**MATERIAL PROVIDED**
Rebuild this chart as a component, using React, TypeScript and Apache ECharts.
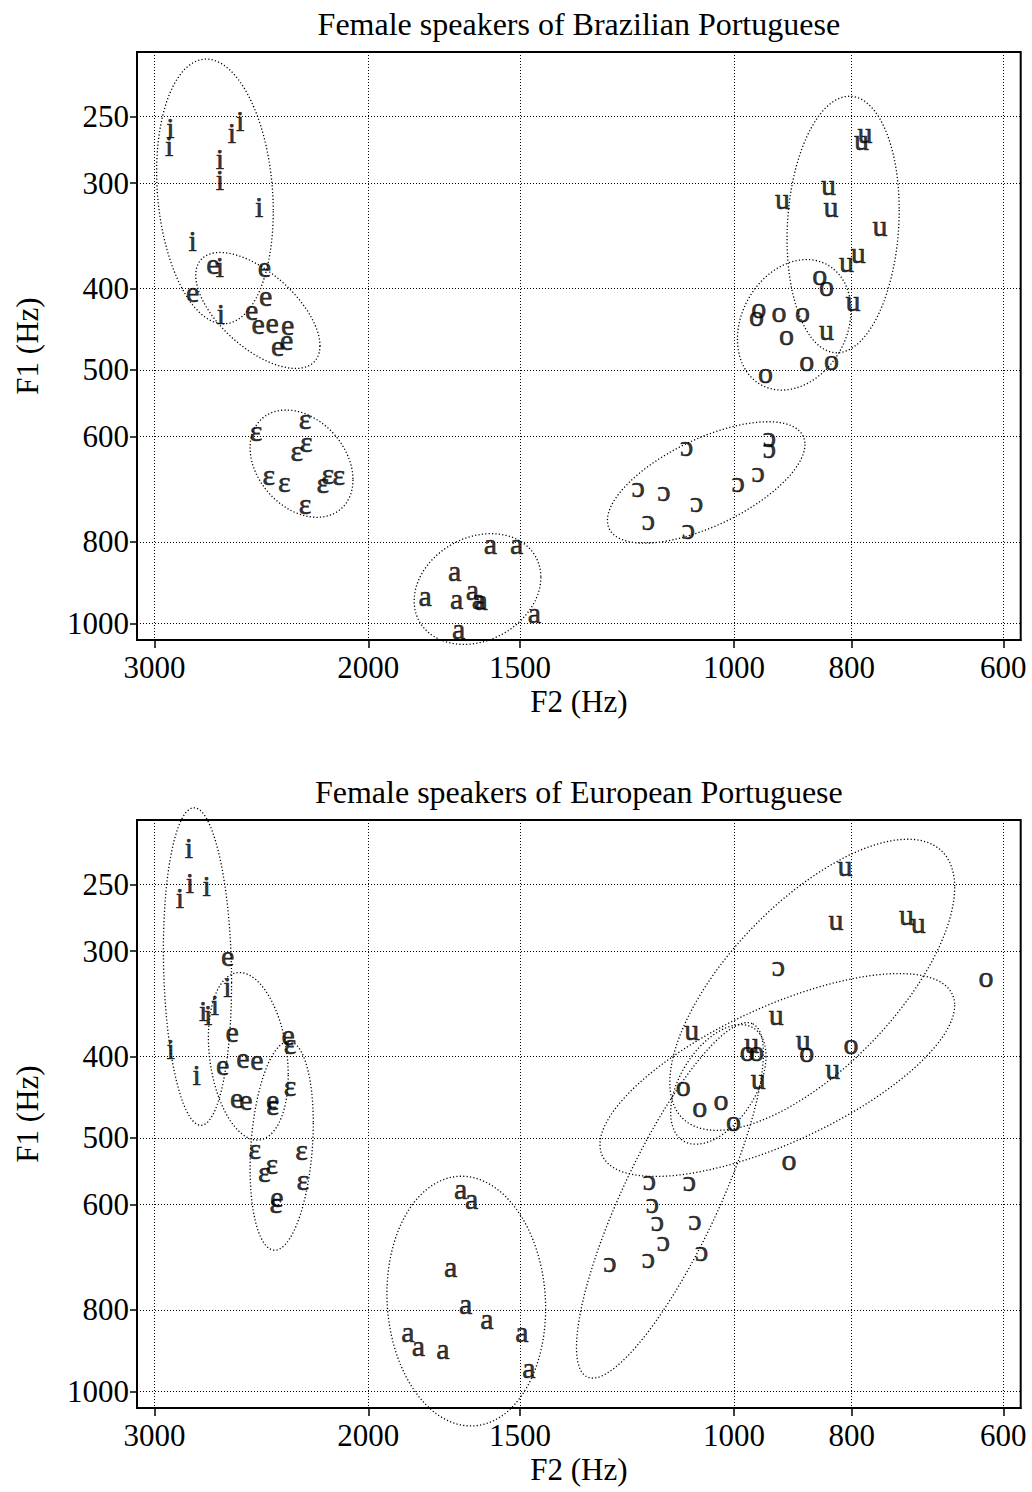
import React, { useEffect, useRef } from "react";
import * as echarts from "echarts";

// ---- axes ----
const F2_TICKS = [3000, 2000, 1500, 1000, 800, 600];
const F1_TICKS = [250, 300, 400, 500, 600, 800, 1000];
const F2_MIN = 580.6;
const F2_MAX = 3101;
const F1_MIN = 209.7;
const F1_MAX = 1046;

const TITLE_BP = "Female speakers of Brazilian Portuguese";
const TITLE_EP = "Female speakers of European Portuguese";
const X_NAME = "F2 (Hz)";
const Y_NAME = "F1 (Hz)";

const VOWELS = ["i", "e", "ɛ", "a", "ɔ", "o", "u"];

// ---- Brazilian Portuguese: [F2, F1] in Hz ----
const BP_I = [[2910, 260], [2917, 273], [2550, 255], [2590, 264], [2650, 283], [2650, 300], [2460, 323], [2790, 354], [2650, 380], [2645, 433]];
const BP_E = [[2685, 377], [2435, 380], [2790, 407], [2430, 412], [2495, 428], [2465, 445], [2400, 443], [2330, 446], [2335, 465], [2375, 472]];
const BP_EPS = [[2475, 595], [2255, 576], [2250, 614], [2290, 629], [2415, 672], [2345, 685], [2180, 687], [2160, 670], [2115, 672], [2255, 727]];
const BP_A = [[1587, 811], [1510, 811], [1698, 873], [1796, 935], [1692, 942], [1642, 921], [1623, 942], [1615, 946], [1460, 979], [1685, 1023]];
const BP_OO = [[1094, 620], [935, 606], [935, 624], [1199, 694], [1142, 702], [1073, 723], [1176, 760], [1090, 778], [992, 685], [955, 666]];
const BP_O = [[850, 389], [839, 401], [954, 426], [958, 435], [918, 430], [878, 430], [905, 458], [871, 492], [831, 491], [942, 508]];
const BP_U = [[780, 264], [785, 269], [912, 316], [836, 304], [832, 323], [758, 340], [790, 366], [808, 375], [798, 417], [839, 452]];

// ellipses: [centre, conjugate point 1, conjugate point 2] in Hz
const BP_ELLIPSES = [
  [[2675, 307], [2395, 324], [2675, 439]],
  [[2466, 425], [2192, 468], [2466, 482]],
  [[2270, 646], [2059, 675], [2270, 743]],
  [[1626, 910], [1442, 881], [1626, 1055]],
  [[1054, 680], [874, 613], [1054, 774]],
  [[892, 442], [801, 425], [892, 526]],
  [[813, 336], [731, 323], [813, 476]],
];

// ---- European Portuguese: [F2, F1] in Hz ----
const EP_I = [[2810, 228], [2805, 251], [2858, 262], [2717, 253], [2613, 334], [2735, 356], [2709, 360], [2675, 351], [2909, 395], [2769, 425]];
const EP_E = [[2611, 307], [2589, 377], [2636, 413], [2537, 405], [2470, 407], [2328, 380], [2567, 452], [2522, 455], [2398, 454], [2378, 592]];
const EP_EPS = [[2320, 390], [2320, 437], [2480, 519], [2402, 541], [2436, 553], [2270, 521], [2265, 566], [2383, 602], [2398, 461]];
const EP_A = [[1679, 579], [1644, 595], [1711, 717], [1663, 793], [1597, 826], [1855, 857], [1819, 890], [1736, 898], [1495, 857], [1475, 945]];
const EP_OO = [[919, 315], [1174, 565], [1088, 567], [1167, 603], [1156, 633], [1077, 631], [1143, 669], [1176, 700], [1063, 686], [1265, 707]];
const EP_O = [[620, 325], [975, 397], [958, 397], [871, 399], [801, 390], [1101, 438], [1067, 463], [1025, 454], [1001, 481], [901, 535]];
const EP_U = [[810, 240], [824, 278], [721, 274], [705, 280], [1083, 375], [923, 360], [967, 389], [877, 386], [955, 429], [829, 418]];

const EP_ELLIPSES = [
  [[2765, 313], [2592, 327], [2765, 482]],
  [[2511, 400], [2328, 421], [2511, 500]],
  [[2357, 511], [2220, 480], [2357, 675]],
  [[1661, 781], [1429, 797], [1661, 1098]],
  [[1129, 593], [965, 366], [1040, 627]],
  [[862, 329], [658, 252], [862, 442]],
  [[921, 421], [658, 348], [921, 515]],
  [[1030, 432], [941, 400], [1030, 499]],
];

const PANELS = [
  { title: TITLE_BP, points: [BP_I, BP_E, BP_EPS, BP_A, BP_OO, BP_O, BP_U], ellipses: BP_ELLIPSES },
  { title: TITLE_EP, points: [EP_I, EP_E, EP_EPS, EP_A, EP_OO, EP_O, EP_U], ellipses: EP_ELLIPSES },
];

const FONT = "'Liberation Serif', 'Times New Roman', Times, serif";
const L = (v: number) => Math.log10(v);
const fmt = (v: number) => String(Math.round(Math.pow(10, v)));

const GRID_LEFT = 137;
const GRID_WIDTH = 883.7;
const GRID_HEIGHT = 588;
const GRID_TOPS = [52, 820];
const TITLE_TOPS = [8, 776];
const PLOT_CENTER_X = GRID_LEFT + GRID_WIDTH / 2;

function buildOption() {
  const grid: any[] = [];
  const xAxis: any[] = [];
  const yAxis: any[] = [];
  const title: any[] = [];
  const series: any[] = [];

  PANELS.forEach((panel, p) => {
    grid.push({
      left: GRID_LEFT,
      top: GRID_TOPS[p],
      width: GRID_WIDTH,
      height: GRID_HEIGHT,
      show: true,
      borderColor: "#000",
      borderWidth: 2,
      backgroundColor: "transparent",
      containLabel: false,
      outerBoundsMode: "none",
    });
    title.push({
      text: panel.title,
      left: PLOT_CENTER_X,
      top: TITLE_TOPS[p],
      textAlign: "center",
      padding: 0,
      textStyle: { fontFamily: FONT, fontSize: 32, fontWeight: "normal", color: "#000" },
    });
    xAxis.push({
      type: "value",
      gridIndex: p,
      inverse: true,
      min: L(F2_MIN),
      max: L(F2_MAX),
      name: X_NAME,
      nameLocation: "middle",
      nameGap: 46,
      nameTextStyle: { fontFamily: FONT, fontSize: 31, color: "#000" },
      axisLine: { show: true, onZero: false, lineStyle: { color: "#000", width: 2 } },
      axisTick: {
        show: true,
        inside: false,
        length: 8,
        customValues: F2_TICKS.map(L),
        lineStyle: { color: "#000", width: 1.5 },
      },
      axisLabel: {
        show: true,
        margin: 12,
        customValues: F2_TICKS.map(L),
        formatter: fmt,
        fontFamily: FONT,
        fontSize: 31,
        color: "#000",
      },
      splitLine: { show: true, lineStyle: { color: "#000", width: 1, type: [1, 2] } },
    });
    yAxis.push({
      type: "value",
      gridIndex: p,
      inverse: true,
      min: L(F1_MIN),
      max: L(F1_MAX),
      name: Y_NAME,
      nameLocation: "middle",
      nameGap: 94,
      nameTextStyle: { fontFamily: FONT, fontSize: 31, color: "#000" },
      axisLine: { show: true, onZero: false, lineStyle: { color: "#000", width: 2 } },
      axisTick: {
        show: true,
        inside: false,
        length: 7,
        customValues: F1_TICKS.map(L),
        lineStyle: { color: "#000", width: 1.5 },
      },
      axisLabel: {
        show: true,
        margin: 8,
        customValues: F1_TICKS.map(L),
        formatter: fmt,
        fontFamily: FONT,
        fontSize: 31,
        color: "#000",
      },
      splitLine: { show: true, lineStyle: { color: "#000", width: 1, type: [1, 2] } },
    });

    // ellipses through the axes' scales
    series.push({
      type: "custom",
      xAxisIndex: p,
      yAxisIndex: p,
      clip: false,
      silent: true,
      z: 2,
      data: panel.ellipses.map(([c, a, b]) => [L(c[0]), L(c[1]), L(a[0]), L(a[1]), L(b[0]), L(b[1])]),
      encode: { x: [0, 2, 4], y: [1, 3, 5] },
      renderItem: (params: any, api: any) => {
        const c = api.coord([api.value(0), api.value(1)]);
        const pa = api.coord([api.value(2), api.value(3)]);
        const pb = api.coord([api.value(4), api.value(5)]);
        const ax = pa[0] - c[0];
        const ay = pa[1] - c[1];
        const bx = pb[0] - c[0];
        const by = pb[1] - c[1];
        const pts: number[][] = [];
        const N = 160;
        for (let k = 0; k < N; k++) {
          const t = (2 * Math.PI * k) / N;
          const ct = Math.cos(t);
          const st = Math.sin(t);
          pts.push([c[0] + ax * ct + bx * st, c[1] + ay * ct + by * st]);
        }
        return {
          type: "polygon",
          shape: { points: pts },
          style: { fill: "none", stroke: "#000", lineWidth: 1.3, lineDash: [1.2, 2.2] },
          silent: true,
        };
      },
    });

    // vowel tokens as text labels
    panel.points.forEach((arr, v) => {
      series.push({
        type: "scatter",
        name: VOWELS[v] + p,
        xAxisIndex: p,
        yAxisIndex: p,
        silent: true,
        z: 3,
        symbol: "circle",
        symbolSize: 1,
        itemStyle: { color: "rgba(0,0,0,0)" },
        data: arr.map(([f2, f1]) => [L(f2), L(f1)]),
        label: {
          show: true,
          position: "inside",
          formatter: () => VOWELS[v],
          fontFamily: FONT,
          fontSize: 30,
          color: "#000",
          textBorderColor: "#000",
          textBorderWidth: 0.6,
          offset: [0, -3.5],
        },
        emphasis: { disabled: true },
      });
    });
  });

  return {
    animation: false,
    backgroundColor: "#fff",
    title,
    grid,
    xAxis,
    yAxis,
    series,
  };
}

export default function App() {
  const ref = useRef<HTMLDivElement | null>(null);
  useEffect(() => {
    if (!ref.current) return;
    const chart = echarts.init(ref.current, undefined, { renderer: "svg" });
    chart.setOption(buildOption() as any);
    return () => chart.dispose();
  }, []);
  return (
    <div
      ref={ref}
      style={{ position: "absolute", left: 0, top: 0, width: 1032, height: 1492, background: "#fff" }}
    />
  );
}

**WORK TO BE COMPLETED**
Give again, exactly, the lines from the start of the data through the one holding "417], [839, 452]];"; omit the pictures.

**SOLUTION FOR THIS EXERCISE**
Rebuild this chart as a component, using React, TypeScript and Apache ECharts.
import React, { useEffect, useRef } from "react";
import * as echarts from "echarts";

// ---- axes ----
const F2_TICKS = [3000, 2000, 1500, 1000, 800, 600];
const F1_TICKS = [250, 300, 400, 500, 600, 800, 1000];
const F2_MIN = 580.6;
const F2_MAX = 3101;
const F1_MIN = 209.7;
const F1_MAX = 1046;

const TITLE_BP = "Female speakers of Brazilian Portuguese";
const TITLE_EP = "Female speakers of European Portuguese";
const X_NAME = "F2 (Hz)";
const Y_NAME = "F1 (Hz)";

const VOWELS = ["i", "e", "ɛ", "a", "ɔ", "o", "u"];

// ---- Brazilian Portuguese: [F2, F1] in Hz ----
const BP_I = [[2910, 260], [2917, 273], [2550, 255], [2590, 264], [2650, 283], [2650, 300], [2460, 323], [2790, 354], [2650, 380], [2645, 433]];
const BP_E = [[2685, 377], [2435, 380], [2790, 407], [2430, 412], [2495, 428], [2465, 445], [2400, 443], [2330, 446], [2335, 465], [2375, 472]];
const BP_EPS = [[2475, 595], [2255, 576], [2250, 614], [2290, 629], [2415, 672], [2345, 685], [2180, 687], [2160, 670], [2115, 672], [2255, 727]];
const BP_A = [[1587, 811], [1510, 811], [1698, 873], [1796, 935], [1692, 942], [1642, 921], [1623, 942], [1615, 946], [1460, 979], [1685, 1023]];
const BP_OO = [[1094, 620], [935, 606], [935, 624], [1199, 694], [1142, 702], [1073, 723], [1176, 760], [1090, 778], [992, 685], [955, 666]];
const BP_O = [[850, 389], [839, 401], [954, 426], [958, 435], [918, 430], [878, 430], [905, 458], [871, 492], [831, 491], [942, 508]];
const BP_U = [[780, 264], [785, 269], [912, 316], [836, 304], [832, 323], [758, 340], [790, 366], [808, 375], [798, 417], [839, 452]];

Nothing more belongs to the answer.